REQUEST
Quote the data exactly, first line to the line containing "(0,0) rectangle (409,384);", with no pictures.

::::

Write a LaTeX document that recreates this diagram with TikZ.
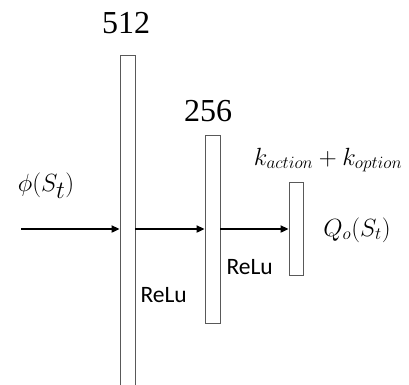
\documentclass[tikz,border=0pt]{standalone}
\usepackage{fontspec}
\setmainfont{Liberation Serif}
\newfontfamily\relufont{Carlito}
\usepackage{tikz}
\usetikzlibrary{arrows.meta, positioning, calc}

\begin{document}
\begin{tikzpicture}[
    x=1pt, y=-1pt,
    layer/.style={rectangle, draw=black!65, fill=white, line width=0.9pt,
                  minimum width=15pt, inner sep=0pt},
    flow/.style={-{Triangle[length=8pt, width=7pt]}, line width=2.2pt},
    sizelabel/.style={font=\fontsize{32}{34}\selectfont},
    actlabel/.style={font=\relufont\fontsize{23.5}{25}\selectfont, anchor=west},
    mathlabel/.style={font=\fontsize{26.5}{29}\selectfont}
  ]
  \useasboundingbox (0,0) rectangle (409,384);

  %% Layers
  \node[layer, minimum height=348pt] (l1) at (127.5,229) {};
  \node[layer, minimum height=188pt] (l2) at (212.5,229) {};
  \node[layer, minimum width=14pt, minimum height=93pt] (l3) at (296,229) {};

  %% Connections
  \coordinate (in) at (21,229);
  \draw[flow] (in) -- (l1.west);
  \draw[flow] (l1.east) -- (l2.west);
  \draw[flow] (l2.east) -- (l3.west);

  %% Sizes
  \node[sizelabel] (n1) at (126,23) {512};
  \node[sizelabel] (n2) at (208,111) {256};
  \node[mathlabel] (k) at (328,160) {$k_{action}+k_{option}$};

  %% Activations
  \node[actlabel] (a1) at (137,295) {ReLu};
  \node[actlabel] (a2) at (223,267) {ReLu};

  %% Input and output
  \node[mathlabel, font=\fontsize{39}{41}\selectfont] (x) at (46,186) {$\phi(S_t)$};
  \node[mathlabel, font=\fontsize{25}{27}\selectfont] (q) at (357,230) {$Q_o(S_t)$};

\end{tikzpicture}
\end{document}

::::

OUTPUT FOR THIS TASK
Write a LaTeX document that recreates this diagram with TikZ.
\documentclass[tikz,border=0pt]{standalone}
\usepackage{fontspec}
\setmainfont{Liberation Serif}
\newfontfamily\relufont{Carlito}
\usepackage{tikz}
\usetikzlibrary{arrows.meta, positioning, calc}

\begin{document}
\begin{tikzpicture}[
    x=1pt, y=-1pt,
    layer/.style={rectangle, draw=black!65, fill=white, line width=0.9pt,
                  minimum width=15pt, inner sep=0pt},
    flow/.style={-{Triangle[length=8pt, width=7pt]}, line width=2.2pt},
    sizelabel/.style={font=\fontsize{32}{34}\selectfont},
    actlabel/.style={font=\relufont\fontsize{23.5}{25}\selectfont, anchor=west},
    mathlabel/.style={font=\fontsize{26.5}{29}\selectfont}
  ]
  \useasboundingbox (0,0) rectangle (409,384);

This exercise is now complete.